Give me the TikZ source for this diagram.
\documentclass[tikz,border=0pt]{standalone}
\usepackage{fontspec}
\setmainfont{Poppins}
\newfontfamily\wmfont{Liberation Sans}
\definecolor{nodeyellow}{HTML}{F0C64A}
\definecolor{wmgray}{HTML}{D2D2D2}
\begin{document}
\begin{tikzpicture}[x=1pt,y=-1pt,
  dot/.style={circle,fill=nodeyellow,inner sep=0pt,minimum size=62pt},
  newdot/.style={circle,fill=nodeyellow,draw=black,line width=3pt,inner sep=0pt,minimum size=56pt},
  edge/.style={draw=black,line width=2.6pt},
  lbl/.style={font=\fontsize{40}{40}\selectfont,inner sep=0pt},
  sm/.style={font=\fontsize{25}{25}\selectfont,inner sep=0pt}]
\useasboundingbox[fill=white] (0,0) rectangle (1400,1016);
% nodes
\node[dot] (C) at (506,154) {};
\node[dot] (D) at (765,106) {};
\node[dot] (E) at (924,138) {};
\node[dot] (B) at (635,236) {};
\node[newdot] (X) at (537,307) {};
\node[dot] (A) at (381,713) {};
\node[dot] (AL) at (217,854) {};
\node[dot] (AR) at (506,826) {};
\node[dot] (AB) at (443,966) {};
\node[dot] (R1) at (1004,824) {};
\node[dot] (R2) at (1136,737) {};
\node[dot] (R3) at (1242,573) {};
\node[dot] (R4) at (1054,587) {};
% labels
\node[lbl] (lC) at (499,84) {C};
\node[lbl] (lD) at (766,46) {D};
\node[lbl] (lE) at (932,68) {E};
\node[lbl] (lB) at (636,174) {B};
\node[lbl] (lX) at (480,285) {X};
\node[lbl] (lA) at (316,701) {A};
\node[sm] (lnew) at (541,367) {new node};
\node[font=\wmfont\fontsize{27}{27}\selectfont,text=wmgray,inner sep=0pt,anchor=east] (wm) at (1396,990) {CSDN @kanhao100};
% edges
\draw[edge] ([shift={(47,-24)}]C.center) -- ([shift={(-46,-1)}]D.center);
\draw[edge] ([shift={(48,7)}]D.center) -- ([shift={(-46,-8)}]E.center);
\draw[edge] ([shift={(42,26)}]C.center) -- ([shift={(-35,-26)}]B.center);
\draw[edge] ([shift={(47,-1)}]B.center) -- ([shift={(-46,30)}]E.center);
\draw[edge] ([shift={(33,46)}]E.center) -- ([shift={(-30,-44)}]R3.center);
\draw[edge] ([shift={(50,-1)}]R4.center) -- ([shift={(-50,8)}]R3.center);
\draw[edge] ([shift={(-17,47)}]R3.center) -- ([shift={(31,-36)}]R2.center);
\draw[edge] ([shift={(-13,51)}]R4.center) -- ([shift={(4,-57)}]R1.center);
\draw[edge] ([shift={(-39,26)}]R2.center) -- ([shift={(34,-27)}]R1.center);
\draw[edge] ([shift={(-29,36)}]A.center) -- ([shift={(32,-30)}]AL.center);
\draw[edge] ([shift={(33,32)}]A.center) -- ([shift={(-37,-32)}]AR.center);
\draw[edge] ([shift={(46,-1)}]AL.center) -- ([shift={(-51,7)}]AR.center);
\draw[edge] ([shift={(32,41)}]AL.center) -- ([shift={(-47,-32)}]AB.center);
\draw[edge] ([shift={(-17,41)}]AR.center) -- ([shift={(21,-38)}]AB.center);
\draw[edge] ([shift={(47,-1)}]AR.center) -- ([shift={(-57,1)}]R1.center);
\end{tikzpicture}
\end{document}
- - - - -
→ What to produce
Repeat the data precisely, line by line.

→ Answer for the task
Give me the TikZ source for this diagram.
\documentclass[tikz,border=0pt]{standalone}
\usepackage{fontspec}
\setmainfont{Poppins}
\newfontfamily\wmfont{Liberation Sans}
\definecolor{nodeyellow}{HTML}{F0C64A}
\definecolor{wmgray}{HTML}{D2D2D2}
\begin{document}
\begin{tikzpicture}[x=1pt,y=-1pt,
  dot/.style={circle,fill=nodeyellow,inner sep=0pt,minimum size=62pt},
  newdot/.style={circle,fill=nodeyellow,draw=black,line width=3pt,inner sep=0pt,minimum size=56pt},
  edge/.style={draw=black,line width=2.6pt},
  lbl/.style={font=\fontsize{40}{40}\selectfont,inner sep=0pt},
  sm/.style={font=\fontsize{25}{25}\selectfont,inner sep=0pt}]
\useasboundingbox[fill=white] (0,0) rectangle (1400,1016);
% nodes
\node[dot] (C) at (506,154) {};
\node[dot] (D) at (765,106) {};
\node[dot] (E) at (924,138) {};
\node[dot] (B) at (635,236) {};
\node[newdot] (X) at (537,307) {};
\node[dot] (A) at (381,713) {};
\node[dot] (AL) at (217,854) {};
\node[dot] (AR) at (506,826) {};
\node[dot] (AB) at (443,966) {};
\node[dot] (R1) at (1004,824) {};
\node[dot] (R2) at (1136,737) {};
\node[dot] (R3) at (1242,573) {};
\node[dot] (R4) at (1054,587) {};
% labels
\node[lbl] (lC) at (499,84) {C};
\node[lbl] (lD) at (766,46) {D};
\node[lbl] (lE) at (932,68) {E};
\node[lbl] (lB) at (636,174) {B};
\node[lbl] (lX) at (480,285) {X};
\node[lbl] (lA) at (316,701) {A};
\node[sm] (lnew) at (541,367) {new node};
\node[font=\wmfont\fontsize{27}{27}\selectfont,text=wmgray,inner sep=0pt,anchor=east] (wm) at (1396,990) {CSDN @kanhao100};
% edges
\draw[edge] ([shift={(47,-24)}]C.center) -- ([shift={(-46,-1)}]D.center);
\draw[edge] ([shift={(48,7)}]D.center) -- ([shift={(-46,-8)}]E.center);
\draw[edge] ([shift={(42,26)}]C.center) -- ([shift={(-35,-26)}]B.center);
\draw[edge] ([shift={(47,-1)}]B.center) -- ([shift={(-46,30)}]E.center);
\draw[edge] ([shift={(33,46)}]E.center) -- ([shift={(-30,-44)}]R3.center);
\draw[edge] ([shift={(50,-1)}]R4.center) -- ([shift={(-50,8)}]R3.center);
\draw[edge] ([shift={(-17,47)}]R3.center) -- ([shift={(31,-36)}]R2.center);
\draw[edge] ([shift={(-13,51)}]R4.center) -- ([shift={(4,-57)}]R1.center);
\draw[edge] ([shift={(-39,26)}]R2.center) -- ([shift={(34,-27)}]R1.center);
\draw[edge] ([shift={(-29,36)}]A.center) -- ([shift={(32,-30)}]AL.center);
\draw[edge] ([shift={(33,32)}]A.center) -- ([shift={(-37,-32)}]AR.center);
\draw[edge] ([shift={(46,-1)}]AL.center) -- ([shift={(-51,7)}]AR.center);
\draw[edge] ([shift={(32,41)}]AL.center) -- ([shift={(-47,-32)}]AB.center);
\draw[edge] ([shift={(-17,41)}]AR.center) -- ([shift={(21,-38)}]AB.center);
\draw[edge] ([shift={(47,-1)}]AR.center) -- ([shift={(-57,1)}]R1.center);
\end{tikzpicture}
\end{document}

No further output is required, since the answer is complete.